Ali Akbar Khan: Power of Joy
DID YOU KNOW?: The sarode is a twenty-five string Indian instrument similar to a lute and features several strings that are not played but serve to reinforce the instrument's resonance.
The classical music of North India is among the oldest continual musical traditions of the world dating back thousands of years. Ali Akbar Khan (1922-2009) was one of India’s most accomplished classical musicians. His father, Acharya Baba Allauddin Khan, is acknowledged as one of the greatest figures in North Indian music of the twentieth century.
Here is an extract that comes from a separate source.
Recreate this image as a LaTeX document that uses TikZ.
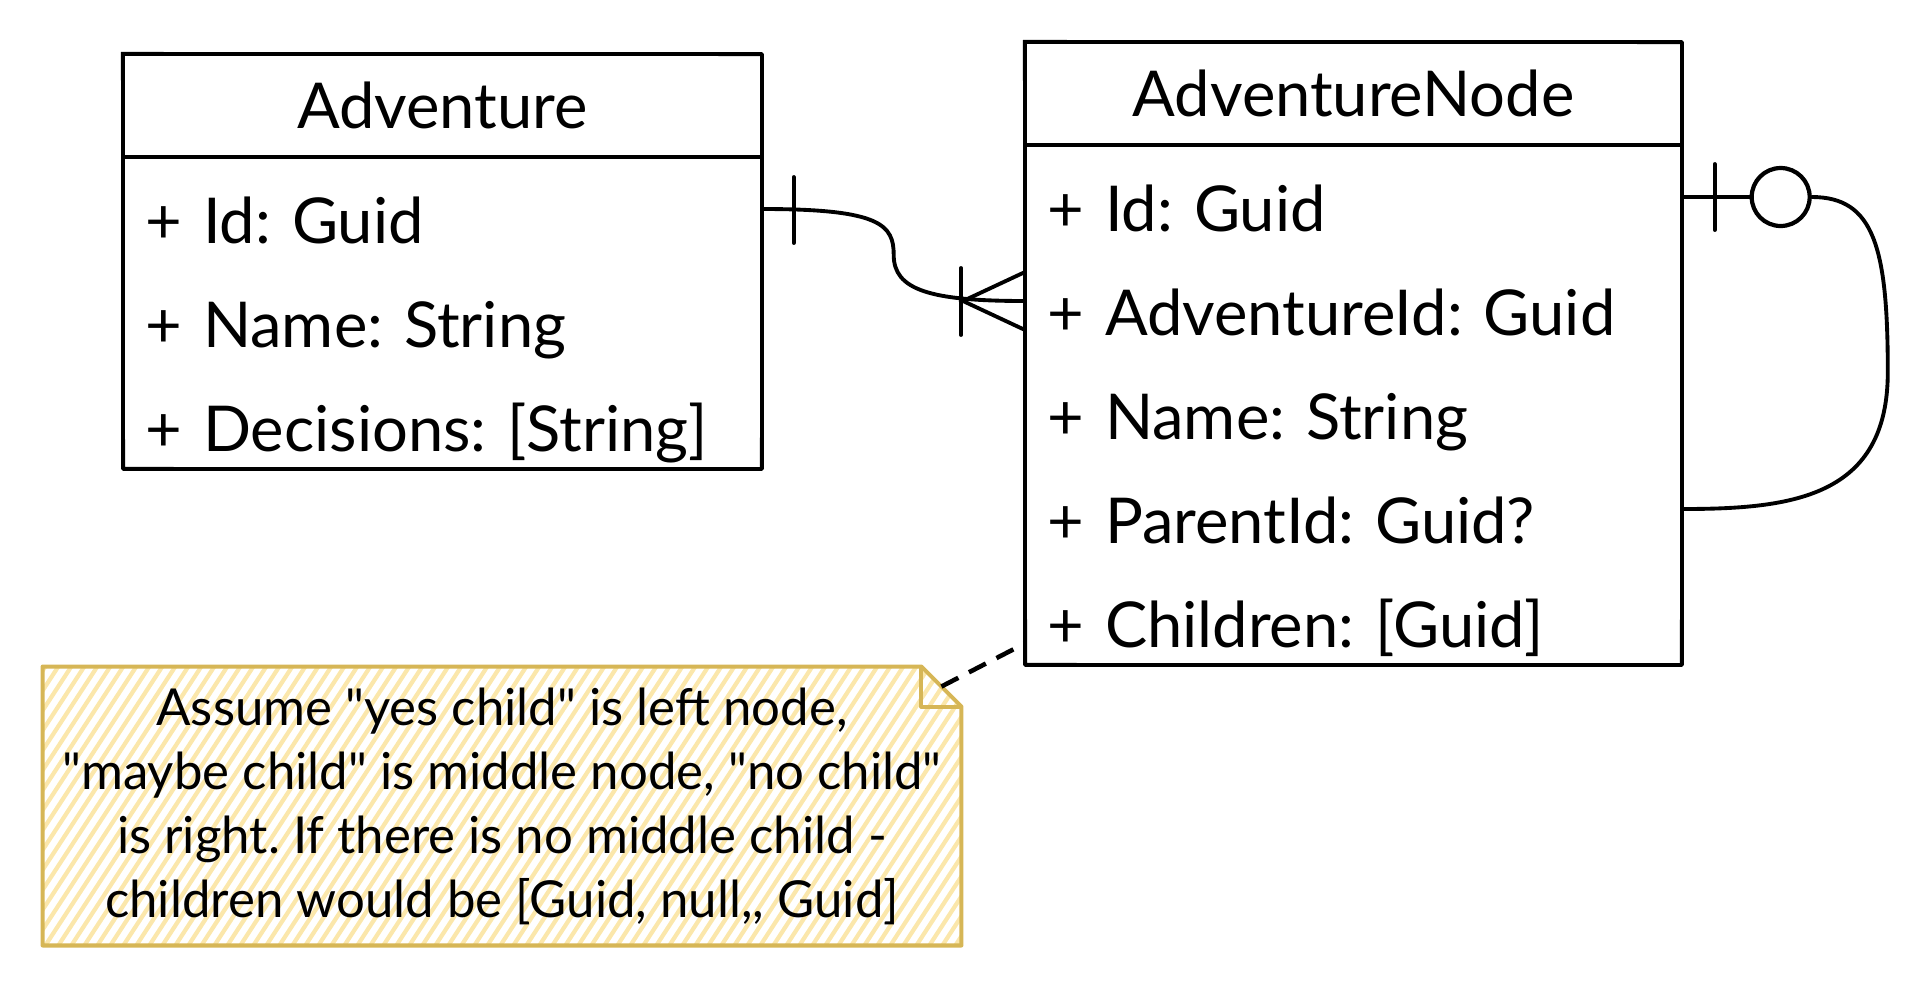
\documentclass[tikz,border=0pt]{standalone}
\usepackage{fontspec}
\setmainfont{Lato}
\usepackage{xcolor}
\definecolor{notefill}{HTML}{FBE7AB}
\definecolor{noteline}{HTML}{D6B656}
\newcommand\qq{\textquotedbl}
\newcommand\ERbox[7]{
  \def\En{#1} \def\Xa{#2} \def\Ya{#3} \def\Xb{#4} \def\Nr{#5}
  \pgfmathsetmacro{\Yh}{\Ya+103}
  \pgfmathsetmacro{\Yb}{\Yh+104*\Nr}
  \pgfmathsetmacro{\Tw}{0.02*(\Xb-\Xa)-0.88}
  \draw[box line] (\Xa,\Ya) rectangle (\Xb,\Yb);
  \draw[box line,line width=0.8pt] (\Xa-1.5,\Ya-1.5) -- (\Xb+1,\Ya+1.5)
    -- (\Xb-1.5,\Yb+1) -- (\Xa+1.5,\Yb-1.5) -- cycle;
  \draw[box line] (\Xa,\Yh) -- (\Xb,\Yh);
  \node[box title] (\En) at ({(\Xa+\Xb)/2},{(\Ya+\Yh)/2}) {#6};
  \foreach \txt [count=\i] in {#7}
  {
    \node[box row=\Tw cm] (\En-\i) at (\Xa,{\Yh+52+104*(\i-1)}) {\txt};
  }
}

\begin{document}
\frenchspacing
\begin{tikzpicture}[x=0.02cm, y=-0.02cm,
  box line/.style={line width=2.1pt, line join=round},
  link/.style={line width=2.2pt, line cap=round},
  box title/.style={font=\fontsize{36}{42}\selectfont},
  box row/.style={anchor=west, align=left, text width=#1, inner xsep=0.44cm,
    inner ysep=0pt, minimum height=2.08cm, text height=43pt, text depth=3.5pt,
    font=\fontsize{36}{42}\selectfont},
  note text/.style={align=center, inner sep=0pt, outer sep=0pt,
    minimum width=18.38cm, minimum height=5.58cm,
    font=\fontsize{29}{36.4}\selectfont},
  note line/.style={noteline, line width=2.3pt, line join=round},
  hatch/.style={notefill, line width=2.4pt}]
\useasboundingbox (0,0) rectangle (1928,988);

\ERbox{adv}{123}{54}{762}{3}{Adventure}
  {+ Id: Guid, + Name: String, + Decisions: [String]}
\ERbox{an}{1025}{42}{1682}{5}{AdventureNode}
  {+ Id: Guid, + AdventureId: Guid, + Name: String, + ParentId: Guid?, + Children: [Guid]}

% note
\begin{scope}
  \clip (43,667) -- (922,667) -- (962,707) -- (962,946) -- (43,946) -- cycle;
  \foreach \x in {-150,-137,...,962}
    \draw[hatch] (\x,946) -- ++(182,-279);
\end{scope}
\node[note text] (note) at (502,806) {Assume \qq yes child\qq{} is left node,\\
  \qq maybe child\qq{} is middle node, \qq no child\qq\\
  is right. If there is no middle child -\\
  children would be [Guid, null,{}, Guid]};
\draw[note line] (note.north west) -- ([xshift=-0.8cm]note.north east)
  -- ([yshift=-0.8cm]note.north east) -- (note.south east)
  -- (note.south west) -- cycle;
\draw[note line] ([xshift=-0.8cm]note.north east) |- ([yshift=-0.8cm]note.north east);
\draw[link, line width=2.6pt, line cap=butt, dash pattern=on 0.38cm off 0.24cm]
  ([xshift=-0.4cm,yshift=-0.4cm]note.north east) -- ([yshift=0.44cm]an-5.south west);

% one to many
\draw[link] (adv-1.east) .. controls +(118,0) and +(0,-30) .. ++(131,46)
  .. controls +(0,35) and +(-95,0) .. (an-2.west);
\draw[link] (adv-1.east) ++(31,-32) -- ++(0,66);
\coordinate (crow) at ([xshift=-1.24cm]an-2.west);
\draw[link] ([yshift=0.58cm]an-2.west) -- (crow) -- ([yshift=-0.58cm]an-2.west);
\draw[link] (crow) ++(-2,-33) -- ++(0,67);

% parent
\node[draw, circle, line width=2.4pt, inner sep=0pt, minimum size=1.16cm]
  (opt) at ([xshift=1.96cm]an-1.east) {};
\draw[link] (an-1.east) -- (opt.west);
\draw[link] (an-1.east) ++(32,-33) -- ++(0,66);
\draw[link] (opt.east) .. controls +(62,0) and +(0,-125) .. ++(76,175)
  .. controls +(0,125) and +(110,0) .. (an-4.east);
\end{tikzpicture}
\end{document}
Their family traces its gharana (ancestral tradition) from Mian Tansen, a sixteenth-century court musician of Emperor Akbar.
Ali Akbar Khan was admired by both Eastern and Western musicians for his brilliant compositions and his mastery of the sarode. He began his studies in music with his father at the age of three, and gave his first public performance at age thirteen. In his early twenties, he became the court musician to the Maharaja of Jodhpur. The state of Jodhpur bestowed upon him his first title, that of Ustad, or Master Musician. In 1955 Ali Akbar Khan came to the attention of violinist Yehudi Menuhin, who invited Khan to visit the US. He went on to make the first Western LP recording of Indian classical music, and gave the first television performance of Indian music, on Alistair Cooke's Omnibus, sowing the seed for the wave of popularity of Indian music in the 1960s.
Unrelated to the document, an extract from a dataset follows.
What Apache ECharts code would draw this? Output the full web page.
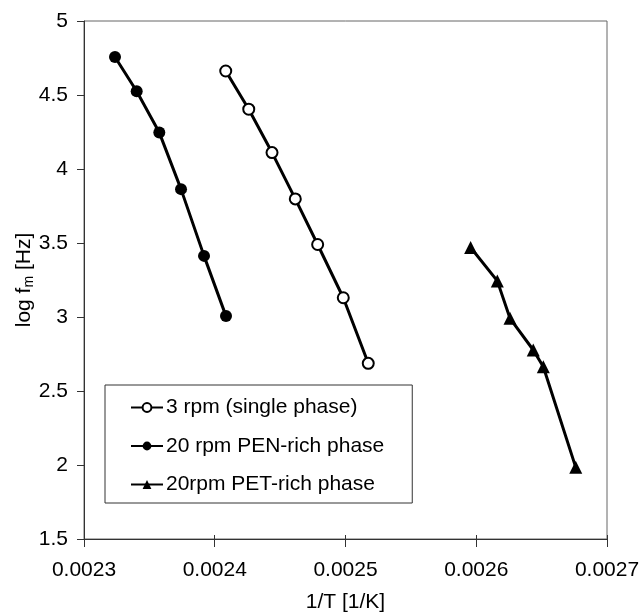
<!DOCTYPE html>
<html>
<head>
<meta charset="utf-8">
<script src="https://cdn.jsdelivr.net/npm/echarts@6/dist/echarts.min.js"></script>
<style>
html,body{margin:0;padding:0;background:#fff;}
#chart{width:640px;height:613px;}
</style>
</head>
<body>
<div id="chart"></div>
<script>
// Data
const seriesNames = ['3 rpm (single phase)', '20 rpm PEN-rich phase', '20rpm PET-rich phase'];
const singleX = [0.0024084, 0.0024260, 0.0024438, 0.0024616, 0.0024787, 0.0024983, 0.0025174];
const singleY = [4.662, 4.404, 4.111, 3.798, 3.490, 3.130, 2.687];
const penX = [0.0023237, 0.0023403, 0.0023576, 0.0023742, 0.0023918, 0.0024086];
const penY = [4.757, 4.525, 4.246, 3.864, 3.413, 3.006];
const petX = [0.0025957, 0.0026161, 0.0026258, 0.0026436, 0.0026513, 0.0026761];
const petY = [3.470, 3.244, 2.991, 2.777, 2.664, 1.984];
const xTicks = [0.0023, 0.0024, 0.0025, 0.0026, 0.0027];
const yTicks = [1.5, 2, 2.5, 3, 3.5, 4, 4.5, 5];

const font = '"Liberation Sans", Arial, sans-serif';
const FS = 21;
const pair = (xs, ys) => xs.map((x, i) => [x, ys[i]]);

const chart = echarts.init(document.getElementById('chart'));
const axisLabelStyle = {color: '#000', fontSize: FS, fontFamily: font};
chart.setOption({
  animation: false,
  backgroundColor: '#fff',
  grid: {left: 84, right: 33, top: 21, bottom: 74, show: true, borderColor: '#666', borderWidth: 1,
         containLabel: false, outerBoundsMode: 'none'},
  xAxis: [{
    type: 'value', min: xTicks[0], max: xTicks[xTicks.length - 1], interval: 0.0001,
    axisLine: {show: true, onZero: false, lineStyle: {color: '#333', width: 1}},
    axisTick: {show: true, length: 8, lineStyle: {color: '#333'}},
    axisLabel: Object.assign({margin: 21, formatter: v => v.toFixed(4)}, axisLabelStyle),
    splitLine: {show: false},
    name: '1/T [1/K]', nameLocation: 'middle', nameGap: 53, nameMoveOverlap: false,
    nameTextStyle: {color: '#000', fontSize: FS, fontFamily: font}
  }, {
    type: 'value', min: xTicks[0], max: xTicks[xTicks.length - 1], interval: 0.0001, position: 'bottom',
    axisLine: {show: false}, axisTick: {show: true, inside: true, length: 4, lineStyle: {color: '#333'}},
    axisLabel: {show: false}, splitLine: {show: false}
  }],
  yAxis: {
    type: 'value', min: yTicks[0], max: yTicks[yTicks.length - 1], interval: 0.5,
    axisLine: {show: true, onZero: false, lineStyle: {color: '#333', width: 1}},
    axisTick: {show: true, length: 7, lineStyle: {color: '#333'}},
    axisLabel: Object.assign({margin: 16}, axisLabelStyle),
    splitLine: {show: false},
    name: '{a|log f}{s|m}{a| [Hz]}', nameLocation: 'middle', nameGap: 48, nameRotate: 90,
    nameMoveOverlap: false,
    nameTextStyle: {
      rich: {
        a: {color: '#000', fontSize: FS, fontFamily: font},
        s: {color: '#000', fontSize: 14, fontFamily: font, padding: [9, 0, 0, 0]}
      }
    }
  },
  legend: {
    orient: 'vertical', left: 105, top: 385,
    data: seriesNames,
    backgroundColor: '#fff', borderColor: '#333', borderWidth: 1,
    padding: [12, 28, 8, 25],
    itemWidth: 32, itemHeight: 11, itemGap: 17.5,
    textStyle: {color: '#000', fontSize: FS, fontFamily: font, lineHeight: 21, padding: [0, 0, 0, -2]}
  },
  series: [{
    name: seriesNames[0], type: 'line', data: pair(singleX, singleY),
    symbol: 'circle', symbolSize: 11,
    lineStyle: {color: '#000', width: 3},
    itemStyle: {color: '#fff', borderColor: '#000', borderWidth: 2}
  }, {
    name: seriesNames[1], type: 'line', data: pair(penX, penY),
    symbol: 'circle', symbolSize: 12,
    lineStyle: {color: '#000', width: 3},
    itemStyle: {color: '#000'}
  }, {
    name: seriesNames[2], type: 'line', data: pair(petX, petY),
    symbol: 'triangle', symbolSize: 13,
    lineStyle: {color: '#000', width: 3},
    itemStyle: {color: '#000'}
  }]
});
</script>
</body>
</html>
Khan founded the first Ali Akbar College of Music in Calcutta, India in 1956. In 1965 he came to Berkeley to teach at the Asian Society of Eastern Arts; the Ali Akbar College of Music was founded in Berkeley in 1967. The following year the school moved to San Rafael, where it still is active today. In 1991 Ali Akbar Khan received the MacArthur Fellowship.
Yuan-kai Bao: Da-Bang Festival, from Sketches of Taiwan Symphonic Suite
Listen for: The whole orchestra gets a workout in this exciting crowd-pleaser
Yuankai Bao (b. 1944) is a Chinese composer and music educator. He graduated from the Central Conservatory of Music and has been a professor at the Tianjin Conservatory of Music since 1973. His compositions include several works for orchestra, including Chinese Sights and Sounds: 24 Themes on Chinese Folk Tunes, the suite Sketches of Taiwan, four symphonies, and the oratorio The King Yu. His works have been featured on recordings by orchestras such as the China National Symphony Orchestra and Taipei Philharmonic Orchestra, on labels including DG, Philips, and EMI.
Yuan-kai Bao belongs to a generation of Chinese composers who grew up during the Cultural Revolution (when Western music was stifled) but who later flourished as strictures were relaxed. He became interested in the idea of fusing traditional Chinese music with Western styles. As Bao noted in a 2002 article in Journal of Music in China:
It was in 1990 when I began to restudy various Chinese folk songs, dance music, ballad music, traditional operas, and instrumental music. My plan was to compose works based on the best tunes selected from our musical tradition in order to make the colorful and charming Chinese folk traditional music to be enjoyable for all people in the present world. I supposed that the new works should be both “symphonic” in form and “Chinese” in essence…
The “Da-Bang Festival” from Sketches of Taiwan evokes the swashbuckling sound of great old-time Hollywood scores.